-- TASK STATEMENT --
Write out the opening lines of the data word for word, up to and including the line with "const y = d3.scaleLinear().domain([3050, 3750]).range([H", and leave every picture and every later line out.
= = = =
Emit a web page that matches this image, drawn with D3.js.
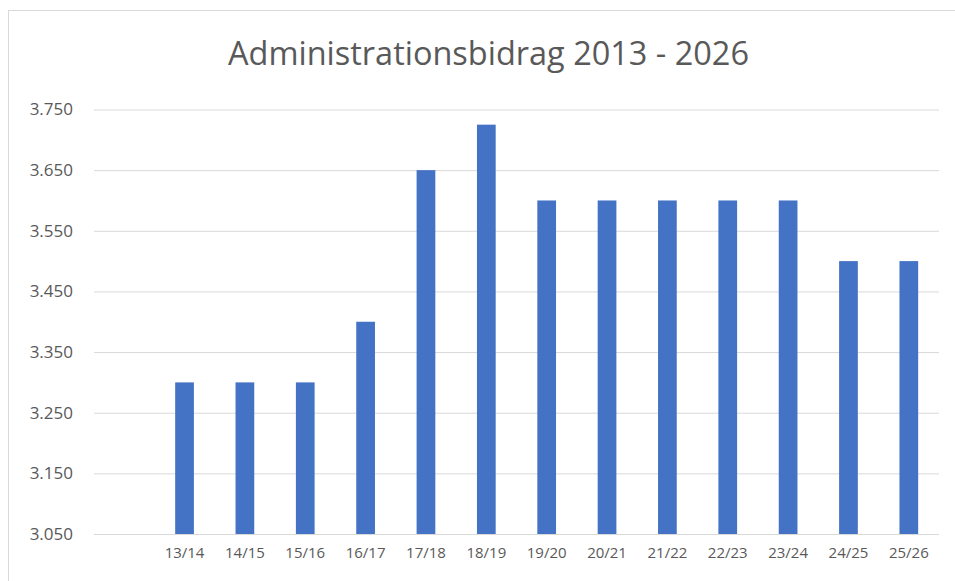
<!DOCTYPE html>
<html>
<head>
<meta charset="utf-8">
<script src="https://cdn.jsdelivr.net/npm/d3@7"></script>
<style>
html,body{margin:0;padding:0;background:#fff;}
svg{display:block;}
</style>
</head>
<body>
<svg id="chart" width="955" height="581"></svg>
<script>
const title = "Administrationsbidrag 2013 - 2026";
const categories = ["", "13/14", "14/15", "15/16", "16/17", "17/18", "18/19", "19/20", "20/21", "21/22", "22/23", "23/24", "24/25", "25/26"];
const values = [null, 3300, 3300, 3300, 3400, 3650, 3725, 3600, 3600, 3600, 3600, 3600, 3500, 3500];
const yTicks = [3050, 3150, 3250, 3350, 3450, 3550, 3650, 3750];

const svg = d3.select("#chart");
const W = 955, H = 581;
const m = {left: 94, right: 16, top: 109.5, bottom: 47};

// chart border
svg.append("rect").attr("x", 8.5).attr("y", 10.5).attr("width", 960).attr("height", 600)
  .attr("fill", "none").attr("stroke", "#d9d9d9").attr("stroke-width", 1);

const x = d3.scaleBand().domain(categories.map((c, i) => i)).range([m.left, W - m.right]).paddingInner(0.69).paddingOuter(0.345);
const y = d3.scaleLinear().domain([3050, 3750]).range([H - m.bottom, m.top]);

// gridlines
const yAxis = d3.axisLeft(y).tickValues(yTicks).tickSize(-(W - m.right - m.left)).tickPadding(21)
  .tickFormat(d => d3.format(".3f")(d / 1000));
const gy = svg.append("g").attr("transform", `translate(${m.left},0)`).call(yAxis);
gy.select(".domain").remove();
gy.selectAll(".tick line").attr("stroke", "#d9d9d9").attr("stroke-width", 1);
gy.selectAll(".tick text").attr("fill", "#595959").style("font-family", "'Open Sans', sans-serif").style("font-size", "17px");

// bars
svg.append("g").selectAll("rect").data(values.map((v, i) => ({v, i})).filter(d => d.v != null)).join("rect")
  .attr("x", d => x(d.i)).attr("width", x.bandwidth())
  .attr("y", d => y(d.v)).attr("height", d => y(3050) - y(d.v))
  .attr("fill", "#4472c4");

// x axis labels
const xAxis = d3.axisBottom(x).tickFormat(i => categories[i]).tickSize(0).tickPadding(13);
const gx = svg.append("g").attr("transform", `translate(0,${H - m.bottom})`).call(xAxis);
gx.select(".domain").remove();
gx.selectAll(".tick text").attr("fill", "#595959").style("font-family", "'Open Sans', sans-serif").style("font-size", "15px");

// title
svg.append("text").attr("x", 488.5).attr("y", 65).attr("text-anchor", "middle")
  .attr("fill", "#595959").style("font-family", "'Open Sans', sans-serif").style("font-size", "33px").style("font-weight", 400)
  .attr("textLength", 521).attr("lengthAdjust", "spacingAndGlyphs")
  .text(title);
</script>
</body>
</html>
= = = =
-- THE RESULT --
Emit a web page that matches this image, drawn with D3.js.
<!DOCTYPE html>
<html>
<head>
<meta charset="utf-8">
<script src="https://cdn.jsdelivr.net/npm/d3@7"></script>
<style>
html,body{margin:0;padding:0;background:#fff;}
svg{display:block;}
</style>
</head>
<body>
<svg id="chart" width="955" height="581"></svg>
<script>
const title = "Administrationsbidrag 2013 - 2026";
const categories = ["", "13/14", "14/15", "15/16", "16/17", "17/18", "18/19", "19/20", "20/21", "21/22", "22/23", "23/24", "24/25", "25/26"];
const values = [null, 3300, 3300, 3300, 3400, 3650, 3725, 3600, 3600, 3600, 3600, 3600, 3500, 3500];
const yTicks = [3050, 3150, 3250, 3350, 3450, 3550, 3650, 3750];

const svg = d3.select("#chart");
const W = 955, H = 581;
const m = {left: 94, right: 16, top: 109.5, bottom: 47};

// chart border
svg.append("rect").attr("x", 8.5).attr("y", 10.5).attr("width", 960).attr("height", 600)
  .attr("fill", "none").attr("stroke", "#d9d9d9").attr("stroke-width", 1);

const x = d3.scaleBand().domain(categories.map((c, i) => i)).range([m.left, W - m.right]).paddingInner(0.69).paddingOuter(0.345);
const y = d3.scaleLinear().domain([3050, 3750]).range([H - m.bottom, m.top]);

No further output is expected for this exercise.